**Description of the task:** Copy the full set of lines exactly as given.

**Source data:**
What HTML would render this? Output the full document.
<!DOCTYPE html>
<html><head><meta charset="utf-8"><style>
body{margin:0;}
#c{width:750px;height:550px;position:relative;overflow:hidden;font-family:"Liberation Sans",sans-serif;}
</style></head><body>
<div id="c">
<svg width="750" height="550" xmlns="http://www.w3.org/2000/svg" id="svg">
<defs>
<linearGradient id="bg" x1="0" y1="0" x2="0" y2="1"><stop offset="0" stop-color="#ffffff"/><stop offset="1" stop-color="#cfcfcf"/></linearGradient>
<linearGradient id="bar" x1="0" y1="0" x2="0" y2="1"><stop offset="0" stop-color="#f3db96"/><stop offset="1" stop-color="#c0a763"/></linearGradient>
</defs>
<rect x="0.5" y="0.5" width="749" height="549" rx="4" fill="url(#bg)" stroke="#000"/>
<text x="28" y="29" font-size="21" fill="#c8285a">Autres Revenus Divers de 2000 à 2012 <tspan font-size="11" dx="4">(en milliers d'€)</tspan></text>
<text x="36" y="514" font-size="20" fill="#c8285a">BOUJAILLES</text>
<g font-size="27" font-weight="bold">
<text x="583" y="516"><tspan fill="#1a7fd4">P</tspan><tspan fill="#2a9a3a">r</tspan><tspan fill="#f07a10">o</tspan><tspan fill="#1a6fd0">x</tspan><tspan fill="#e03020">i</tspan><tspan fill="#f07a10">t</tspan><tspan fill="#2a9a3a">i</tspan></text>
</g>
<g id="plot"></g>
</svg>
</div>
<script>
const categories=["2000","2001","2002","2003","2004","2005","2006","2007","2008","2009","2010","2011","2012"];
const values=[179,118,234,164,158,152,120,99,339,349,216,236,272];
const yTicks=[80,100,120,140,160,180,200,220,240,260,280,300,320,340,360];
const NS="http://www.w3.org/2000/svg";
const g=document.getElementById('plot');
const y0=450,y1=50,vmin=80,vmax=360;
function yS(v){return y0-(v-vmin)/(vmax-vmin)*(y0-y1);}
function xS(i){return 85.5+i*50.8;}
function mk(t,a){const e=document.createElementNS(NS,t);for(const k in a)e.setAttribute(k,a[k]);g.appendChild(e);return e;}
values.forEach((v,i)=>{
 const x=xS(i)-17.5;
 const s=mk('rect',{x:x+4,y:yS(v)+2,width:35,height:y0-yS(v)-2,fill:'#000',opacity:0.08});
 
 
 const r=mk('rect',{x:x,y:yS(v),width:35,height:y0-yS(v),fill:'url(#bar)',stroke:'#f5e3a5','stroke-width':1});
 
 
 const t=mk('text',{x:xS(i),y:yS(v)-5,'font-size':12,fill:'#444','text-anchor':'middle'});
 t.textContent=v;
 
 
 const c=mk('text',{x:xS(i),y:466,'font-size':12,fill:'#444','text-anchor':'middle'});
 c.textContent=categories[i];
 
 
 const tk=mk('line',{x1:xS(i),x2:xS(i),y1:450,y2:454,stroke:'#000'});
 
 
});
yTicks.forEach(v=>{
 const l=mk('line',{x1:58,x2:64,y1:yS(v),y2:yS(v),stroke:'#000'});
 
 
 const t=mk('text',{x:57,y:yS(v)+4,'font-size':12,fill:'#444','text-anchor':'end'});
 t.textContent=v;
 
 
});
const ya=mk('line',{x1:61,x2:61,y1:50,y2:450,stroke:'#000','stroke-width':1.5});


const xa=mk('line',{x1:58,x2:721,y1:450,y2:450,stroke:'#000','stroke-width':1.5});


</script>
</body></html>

**Answer for this exercise:**
What HTML would render this? Output the full document.
<!DOCTYPE html>
<html><head><meta charset="utf-8"><style>
body{margin:0;}
#c{width:750px;height:550px;position:relative;overflow:hidden;font-family:"Liberation Sans",sans-serif;}
</style></head><body>
<div id="c">
<svg width="750" height="550" xmlns="http://www.w3.org/2000/svg" id="svg">
<defs>
<linearGradient id="bg" x1="0" y1="0" x2="0" y2="1"><stop offset="0" stop-color="#ffffff"/><stop offset="1" stop-color="#cfcfcf"/></linearGradient>
<linearGradient id="bar" x1="0" y1="0" x2="0" y2="1"><stop offset="0" stop-color="#f3db96"/><stop offset="1" stop-color="#c0a763"/></linearGradient>
</defs>
<rect x="0.5" y="0.5" width="749" height="549" rx="4" fill="url(#bg)" stroke="#000"/>
<text x="28" y="29" font-size="21" fill="#c8285a">Autres Revenus Divers de 2000 à 2012 <tspan font-size="11" dx="4">(en milliers d'€)</tspan></text>
<text x="36" y="514" font-size="20" fill="#c8285a">BOUJAILLES</text>
<g font-size="27" font-weight="bold">
<text x="583" y="516"><tspan fill="#1a7fd4">P</tspan><tspan fill="#2a9a3a">r</tspan><tspan fill="#f07a10">o</tspan><tspan fill="#1a6fd0">x</tspan><tspan fill="#e03020">i</tspan><tspan fill="#f07a10">t</tspan><tspan fill="#2a9a3a">i</tspan></text>
</g>
<g id="plot"></g>
</svg>
</div>
<script>
const categories=["2000","2001","2002","2003","2004","2005","2006","2007","2008","2009","2010","2011","2012"];
const values=[179,118,234,164,158,152,120,99,339,349,216,236,272];
const yTicks=[80,100,120,140,160,180,200,220,240,260,280,300,320,340,360];
const NS="http://www.w3.org/2000/svg";
const g=document.getElementById('plot');
const y0=450,y1=50,vmin=80,vmax=360;
function yS(v){return y0-(v-vmin)/(vmax-vmin)*(y0-y1);}
function xS(i){return 85.5+i*50.8;}
function mk(t,a){const e=document.createElementNS(NS,t);for(const k in a)e.setAttribute(k,a[k]);g.appendChild(e);return e;}
values.forEach((v,i)=>{
 const x=xS(i)-17.5;
 const s=mk('rect',{x:x+4,y:yS(v)+2,width:35,height:y0-yS(v)-2,fill:'#000',opacity:0.08});
 
 
 const r=mk('rect',{x:x,y:yS(v),width:35,height:y0-yS(v),fill:'url(#bar)',stroke:'#f5e3a5','stroke-width':1});
 
 
 const t=mk('text',{x:xS(i),y:yS(v)-5,'font-size':12,fill:'#444','text-anchor':'middle'});
 t.textContent=v;
 
 
 const c=mk('text',{x:xS(i),y:466,'font-size':12,fill:'#444','text-anchor':'middle'});
 c.textContent=categories[i];
 
 
 const tk=mk('line',{x1:xS(i),x2:xS(i),y1:450,y2:454,stroke:'#000'});
 
 
});
yTicks.forEach(v=>{
 const l=mk('line',{x1:58,x2:64,y1:yS(v),y2:yS(v),stroke:'#000'});
 
 
 const t=mk('text',{x:57,y:yS(v)+4,'font-size':12,fill:'#444','text-anchor':'end'});
 t.textContent=v;
 
 
});
const ya=mk('line',{x1:61,x2:61,y1:50,y2:450,stroke:'#000','stroke-width':1.5});


const xa=mk('line',{x1:58,x2:721,y1:450,y2:450,stroke:'#000','stroke-width':1.5});


</script>
</body></html>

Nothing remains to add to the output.